As 2024 draws to a close, TheaterMania looks back on some of the most jaw-dropping stories of the year.
Name a Broadway flop, and you’re bound to stir up strong opinions. Lempicka came and went, but it left behind a loyal fan base charmed by its quirky score and stellar performances. I couldn’t stand The Heart of Rock and Roll, but others thought it was an underrated, high-energy romp. And while I found Days of Wine and Roses and Swept Away too bleak, some would call them “deeply felt.”
But nearly everyone agrees: Elton John’s Tammy Faye, which fizzled out at the Palace Theatre this fall, is the new poster child for Broadway flops. Struggling at the box office from day one, it earned poor reviews and closed after just 24 previews and 29 performances. Even the Playbills were misprinted.
So how did Tammy Faye bomb when it was supposedly a West End hit?
Well, it wasn’t. The show ran at the Almeida Theatre in Islington, a 325-seat venue comparable in capacity to the Public’s Newman Theater. Yes, it sold out, but lots of shows do in spaces that intimate.
In New York, early signs of trouble were apparent. Original London co-star Andrew Rannells revealed on the Tonys red carpet that he wouldn’t be joining the Broadway production after having been announced. Turns out his contract negotiations weren’t finished—a major red flag.
As for the show itself, as we noted in our review, it often felt like three different productions awkwardly stitched together. Playwright James Graham wrote a drama more about the rise of the Evangelical movement than Tammy Faye Bakker herself. Elton John’s score lacked his signature touch, and lyricist Jake Shears of Scissor Sisters delivered lyrics that swung from painfully earnest (“If You Came to See Me Cry”) to thoroughly campy (“He’s Inside Me”).
At no point could Rupert Goold’s production settle on a single tone. Not in the opening scene, where Tammy Faye (Katie Brayben) is talking to her proctologist before her colonoscopy. Not during the thorny solo where Jerry Falwell (Michael Cerveris) prays to the great TV satellite in the sky. And certainly not during the dimly lit scene where Jim Bakker (Christian Borle) has an affair. Sometimes it felt like satire, sometimes it felt sincere. Mostly, it felt like whiplash.
Timing really didn’t help. Opening a week after the election, Tammy Faye landed in a city that was already grappling with the real-life impact of religious fundamentalism. MAGA jokes might have hit differently a year ago, but by November 14, they weren’t jokes anymore. Word of mouth and reviews were bad, and it was reflected in ticket sales, which, even in its best-grossing week, didn’t crack $550,000.

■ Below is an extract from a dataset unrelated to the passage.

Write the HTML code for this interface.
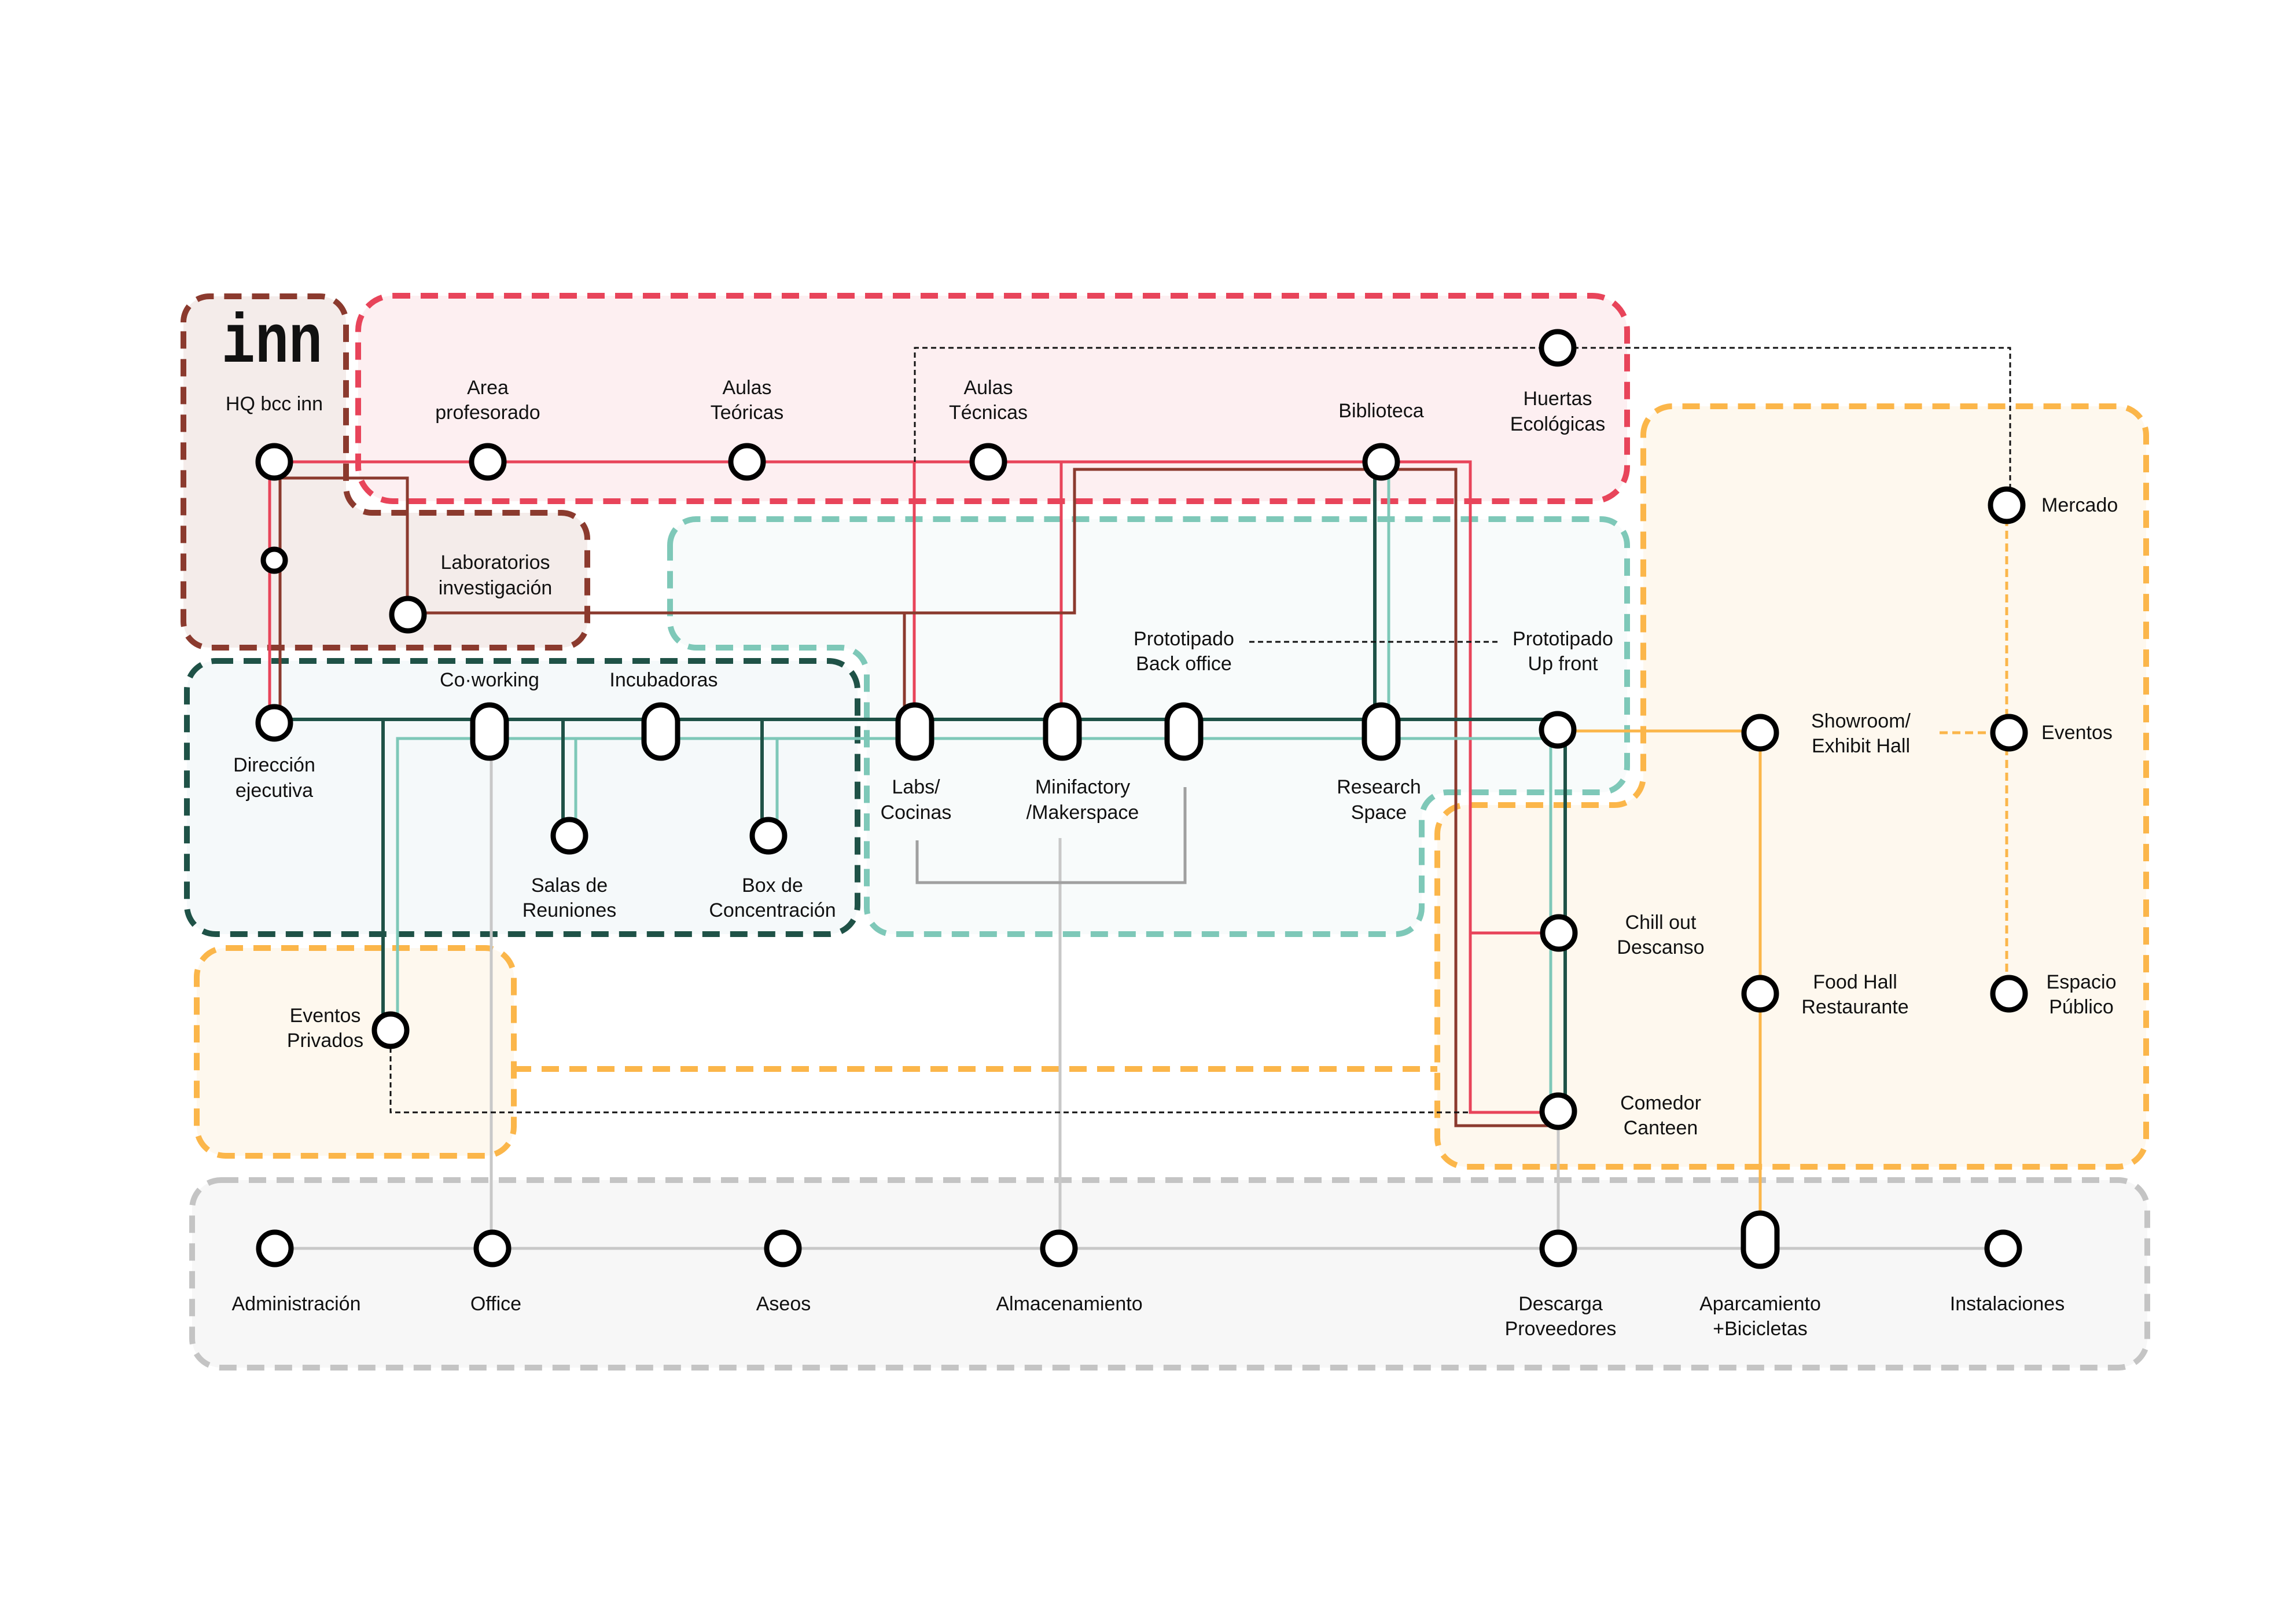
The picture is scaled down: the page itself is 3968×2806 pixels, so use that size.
<!DOCTYPE html>
<html><head><meta charset="utf-8"><style>
html,body{margin:0;padding:0;background:#fff}
svg{display:block}
text{font-family:"Liberation Sans",sans-serif;font-size:34px;fill:#111;text-anchor:middle;dominant-baseline:central}
.l{text-anchor:start}
</style></head><body>
<svg width="3968" height="2806" viewBox="0 0 3968 2806" xmlns="http://www.w3.org/2000/svg">
<g stroke-width="10" stroke-dasharray="30 18">
<rect x="619" y="511" width="2193" height="355" rx="60" fill="#FDEFF1" stroke="#E8445A"/>
<path d="M317,557 A45,45 0 0 1 362,512 H553 A45,45 0 0 1 598,557 V841 A45,45 0 0 0 643,886 H970 A45,45 0 0 1 1015,931 V1074 A45,45 0 0 1 970,1119 H362 A45,45 0 0 1 317,1074 Z" fill="#F4ECEA" stroke="#8B3A2E"/>
<path d="M1158,942 A45,45 0 0 1 1203,897 H2767 A45,45 0 0 1 2812,942 V1324 A45,45 0 0 1 2767,1369 H2502 A45,45 0 0 0 2457,1414 V1569 A45,45 0 0 1 2412,1614 H1543 A45,45 0 0 1 1498,1569 V1164 A45,45 0 0 0 1453,1119 H1203 A45,45 0 0 1 1158,1074 Z" fill="#F8FBFB" stroke="#7EC8B8"/>
<rect x="323" y="1142" width="1159" height="472" rx="50" fill="#F5F9FA" stroke="#1F5247"/>
<path d="M2840,752 A50,50 0 0 1 2890,702 H3659 A50,50 0 0 1 3709,752 V1966 A50,50 0 0 1 3659,2016 H2534 A50,50 0 0 1 2484,1966 V1441 A50,50 0 0 1 2534,1391 H2790 A50,50 0 0 0 2840,1341 Z" fill="#FEF8EE" stroke="#FBB64A"/>
<rect x="340" y="1638" width="548" height="359" rx="50" fill="#FEF8EE" stroke="#FBB64A"/>
<rect x="332" y="2039" width="3379" height="324" rx="50" fill="#F7F7F7" stroke="#C4C4C4"/>
<path d="M888,1847 H2484" fill="none" stroke="#FBB64A"/>
</g>
<g fill="none" stroke-width="5">
<path d="M849,1264 V2157 M1832,1448 V2157 M2693,1920 V2157 M475,2157 H3462" stroke="#C8C8C8"/>
<path d="M1585,1452 V1525 H2048 V1360" stroke="#A0A0A0"/>
<path d="M474,798 H2541 V1922 H2693 M2541,1612 H2694 M466,798 V1249 M1580,798 V1264 M1834,798 V1264" stroke="#E8445A"/>
<path d="M484,798 V1249 M474,826 H704 V1062 M705,1059 H1857 V811 H2516 V1945 H2693 M1563,1059 V1264" stroke="#8B3A2E"/>
<path d="M687,1780 V1276 H2692 M995,1276 V1444 M1343,1276 V1444 M2400,798 V1264 M2680,1261 V1920" stroke="#7EC8B8"/>
<path d="M474,1243 H2692 M662,1243 V1780 M973,1243 V1444 M1317,1243 V1444 M2376,798 V1264 M2705,1261 V1920" stroke="#1F5247" stroke-width="6"/>
<path d="M2692,1263 H3042 V2142" stroke="#FBB64A"/>
<path d="M3468,873 V1717 M3352,1266 H3440" stroke="#FBB64A" stroke-dasharray="14 8"/>
<path d="M1581,798 V601 H3474 V873 M675,1780 V1922 H2541 M2159,1109 H2588" stroke="#111" stroke-width="3" stroke-dasharray="9 6"/>
</g>
<g fill="#fff" stroke="#000" stroke-width="9">
<circle cx="474" cy="798" r="28"/><circle cx="843" cy="798" r="28"/><circle cx="1291" cy="798" r="28"/><circle cx="1708" cy="798" r="28"/><circle cx="2387" cy="798" r="28"/><circle cx="2692" cy="601" r="28"/>
<circle cx="474" cy="968" r="19"/><circle cx="705" cy="1062" r="28"/><circle cx="474" cy="1249" r="28"/>
<circle cx="984" cy="1444" r="28"/><circle cx="1328" cy="1444" r="28"/><circle cx="675" cy="1780" r="28"/>
<circle cx="2692" cy="1261" r="28"/><circle cx="3042" cy="1266" r="28"/><circle cx="3472" cy="1266" r="28"/><circle cx="3468" cy="873" r="28"/>
<circle cx="2694" cy="1612" r="28"/><circle cx="2693" cy="1920" r="28"/><circle cx="3042" cy="1717" r="28"/><circle cx="3472" cy="1717" r="28"/>
<circle cx="475" cy="2157" r="28"/><circle cx="851" cy="2157" r="28"/><circle cx="1353" cy="2157" r="28"/><circle cx="1830" cy="2157" r="28"/><circle cx="2693" cy="2157" r="28"/><circle cx="3462" cy="2157" r="28"/>
<rect x="817" y="1218" width="58" height="92" rx="29"/><rect x="1113" y="1218" width="58" height="92" rx="29"/>
<rect x="1552" y="1218" width="58" height="92" rx="29"/><rect x="1807" y="1218" width="58" height="92" rx="29"/>
<rect x="2017" y="1218" width="58" height="92" rx="29"/><rect x="2358" y="1218" width="58" height="92" rx="29"/>
<rect x="3013" y="2096" width="58" height="92" rx="29"/>
</g>
<text x="470" y="625" style="font-family:'Liberation Mono',monospace;font-weight:bold;font-size:120px;dominant-baseline:alphabetic" textLength="174" lengthAdjust="spacingAndGlyphs">inn</text>
<text x="474" y="698">HQ bcc inn</text>
<text x="843" y="670">Area</text><text x="843" y="713">profesorado</text>
<text x="1291" y="670">Aulas</text><text x="1291" y="713">Teóricas</text>
<text x="1708" y="670">Aulas</text><text x="1708" y="713">Técnicas</text>
<text x="2387" y="710">Biblioteca</text>
<text x="2692" y="689">Huertas</text><text x="2692" y="733">Ecológicas</text>
<text x="856" y="972">Laboratorios</text><text x="856" y="1016">investigación</text>
<text x="846" y="1175">Co·working</text><text x="1147" y="1175">Incubadoras</text>
<text x="474" y="1322">Dirección</text><text x="474" y="1366">ejecutiva</text>
<text x="984" y="1530">Salas de</text><text x="984" y="1573">Reuniones</text>
<text x="1335" y="1530">Box de</text><text x="1335" y="1573">Concentración</text>
<text x="1583" y="1360">Labs/</text><text x="1583" y="1404">Cocinas</text>
<text x="1871" y="1360">Minifactory</text><text x="1871" y="1404">/Makerspace</text>
<text x="2383" y="1360">Research</text><text x="2383" y="1404">Space</text>
<text x="2046" y="1104">Prototipado</text><text x="2046" y="1147">Back office</text>
<text x="2701" y="1104">Prototipado</text><text x="2701" y="1147">Up front</text>
<text class="l" x="3528" y="873">Mercado</text><text class="l" x="3528" y="1266">Eventos</text>
<text x="3216" y="1246">Showroom/</text><text x="3216" y="1289">Exhibit Hall</text>
<text x="2870" y="1594">Chill out</text><text x="2870" y="1637">Descanso</text>
<text x="2870" y="1906">Comedor</text><text x="2870" y="1949">Canteen</text>
<text x="3206" y="1697">Food Hall</text><text x="3206" y="1740">Restaurante</text>
<text x="3597" y="1697">Espacio</text><text x="3597" y="1740">Público</text>
<text x="562" y="1755">Eventos</text><text x="562" y="1798">Privados</text>
<text x="512" y="2253">Administración</text><text x="857" y="2253">Office</text><text x="1354" y="2253">Aseos</text><text x="1848" y="2253">Almacenamiento</text>
<text x="2697" y="2253">Descarga</text><text x="2697" y="2296">Proveedores</text>
<text x="3042" y="2253">Aparcamiento</text><text x="3042" y="2296">+Bicicletas</text>
<text x="3469" y="2253">Instalaciones</text>
</svg>
</body></html>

Ultimately, dissecting why a show flopped is easy in hindsight. For Tammy Faye, there was no huge fall from grace like the show’s protagonist experiences, and there probably will never be the opportunity for a redemption arc like Lempicka might eventually receive. For Tammy Faye, it all boils down to one simple truth. People just didn’t want to see it. So it never had a prayer.